• SOURCE EXCERPT
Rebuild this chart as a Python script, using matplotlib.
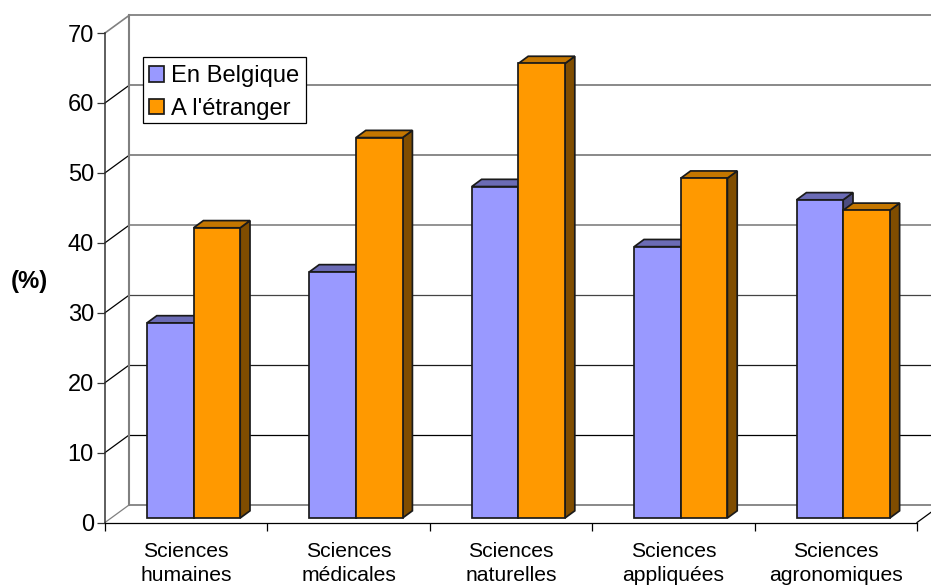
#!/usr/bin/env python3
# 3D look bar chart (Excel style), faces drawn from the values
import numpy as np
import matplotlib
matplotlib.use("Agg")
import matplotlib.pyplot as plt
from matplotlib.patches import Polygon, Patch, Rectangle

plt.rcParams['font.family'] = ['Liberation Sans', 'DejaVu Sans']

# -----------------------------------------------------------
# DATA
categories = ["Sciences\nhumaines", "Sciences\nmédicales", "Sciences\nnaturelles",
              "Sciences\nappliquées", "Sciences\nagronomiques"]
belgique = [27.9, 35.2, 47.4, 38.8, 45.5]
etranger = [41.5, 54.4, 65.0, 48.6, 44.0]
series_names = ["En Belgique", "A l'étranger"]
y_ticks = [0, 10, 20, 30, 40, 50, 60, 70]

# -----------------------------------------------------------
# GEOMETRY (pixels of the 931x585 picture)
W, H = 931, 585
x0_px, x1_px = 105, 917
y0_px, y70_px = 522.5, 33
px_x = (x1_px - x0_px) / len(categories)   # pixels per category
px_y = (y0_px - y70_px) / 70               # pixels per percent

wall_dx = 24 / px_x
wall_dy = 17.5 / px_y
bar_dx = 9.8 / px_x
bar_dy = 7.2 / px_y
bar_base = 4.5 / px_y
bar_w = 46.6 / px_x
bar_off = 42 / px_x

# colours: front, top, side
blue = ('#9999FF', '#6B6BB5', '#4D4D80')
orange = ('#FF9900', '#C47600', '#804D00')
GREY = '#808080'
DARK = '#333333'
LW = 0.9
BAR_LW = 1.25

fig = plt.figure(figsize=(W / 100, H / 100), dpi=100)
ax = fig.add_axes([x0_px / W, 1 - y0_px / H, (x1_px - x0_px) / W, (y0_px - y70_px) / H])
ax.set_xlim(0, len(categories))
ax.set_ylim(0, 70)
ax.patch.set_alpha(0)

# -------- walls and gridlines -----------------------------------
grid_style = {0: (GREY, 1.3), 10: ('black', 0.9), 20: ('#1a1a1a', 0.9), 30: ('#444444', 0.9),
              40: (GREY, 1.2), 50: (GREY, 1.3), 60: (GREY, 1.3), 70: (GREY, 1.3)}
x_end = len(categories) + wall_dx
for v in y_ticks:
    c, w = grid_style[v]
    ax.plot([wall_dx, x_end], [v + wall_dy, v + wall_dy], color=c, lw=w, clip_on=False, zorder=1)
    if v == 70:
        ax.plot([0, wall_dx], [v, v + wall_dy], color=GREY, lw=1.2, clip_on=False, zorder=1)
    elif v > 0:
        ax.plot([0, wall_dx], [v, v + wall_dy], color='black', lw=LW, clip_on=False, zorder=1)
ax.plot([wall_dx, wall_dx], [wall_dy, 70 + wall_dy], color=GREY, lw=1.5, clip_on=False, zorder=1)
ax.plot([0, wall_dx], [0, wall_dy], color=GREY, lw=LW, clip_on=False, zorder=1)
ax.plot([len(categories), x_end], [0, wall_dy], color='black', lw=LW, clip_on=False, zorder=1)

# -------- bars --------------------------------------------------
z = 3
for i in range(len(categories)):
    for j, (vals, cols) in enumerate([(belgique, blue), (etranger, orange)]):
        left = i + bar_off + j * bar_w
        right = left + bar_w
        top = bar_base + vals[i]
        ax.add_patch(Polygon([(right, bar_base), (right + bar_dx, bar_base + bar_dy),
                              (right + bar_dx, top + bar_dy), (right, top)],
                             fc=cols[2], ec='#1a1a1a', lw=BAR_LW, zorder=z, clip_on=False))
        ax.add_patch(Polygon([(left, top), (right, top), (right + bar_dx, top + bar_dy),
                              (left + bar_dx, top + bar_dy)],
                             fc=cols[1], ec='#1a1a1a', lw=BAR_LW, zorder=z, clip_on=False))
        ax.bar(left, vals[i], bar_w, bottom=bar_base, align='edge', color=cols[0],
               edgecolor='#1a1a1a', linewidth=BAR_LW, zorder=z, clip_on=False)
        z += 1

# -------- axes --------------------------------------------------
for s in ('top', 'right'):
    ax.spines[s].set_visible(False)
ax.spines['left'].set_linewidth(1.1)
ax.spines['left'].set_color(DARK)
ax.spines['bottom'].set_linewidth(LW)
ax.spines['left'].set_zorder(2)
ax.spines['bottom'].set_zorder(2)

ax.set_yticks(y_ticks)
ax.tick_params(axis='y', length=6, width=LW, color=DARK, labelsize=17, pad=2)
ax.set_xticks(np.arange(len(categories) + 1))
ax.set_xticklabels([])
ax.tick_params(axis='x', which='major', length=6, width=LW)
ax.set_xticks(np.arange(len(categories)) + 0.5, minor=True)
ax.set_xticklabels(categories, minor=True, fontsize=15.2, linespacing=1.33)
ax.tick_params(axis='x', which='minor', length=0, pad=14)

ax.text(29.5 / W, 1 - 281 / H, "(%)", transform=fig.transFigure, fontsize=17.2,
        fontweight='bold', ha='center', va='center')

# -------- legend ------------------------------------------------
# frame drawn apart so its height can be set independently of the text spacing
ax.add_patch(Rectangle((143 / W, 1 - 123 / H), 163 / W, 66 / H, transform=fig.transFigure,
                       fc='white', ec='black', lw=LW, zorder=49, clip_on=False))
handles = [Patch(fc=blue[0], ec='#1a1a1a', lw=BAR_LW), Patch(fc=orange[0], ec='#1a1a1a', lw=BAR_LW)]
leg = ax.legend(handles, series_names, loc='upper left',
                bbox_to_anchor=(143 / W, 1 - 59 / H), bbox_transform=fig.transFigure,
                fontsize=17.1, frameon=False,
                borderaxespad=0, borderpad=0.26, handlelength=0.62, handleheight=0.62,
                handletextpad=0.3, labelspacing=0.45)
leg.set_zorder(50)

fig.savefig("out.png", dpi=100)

• EXERCISE AIM
Scan the data above and copy every line with "chart" in it.

• EXERCISE OUTPUT
Rebuild this chart as a Python script, using matplotlib.
# 3D look bar chart (Excel style), faces drawn from the values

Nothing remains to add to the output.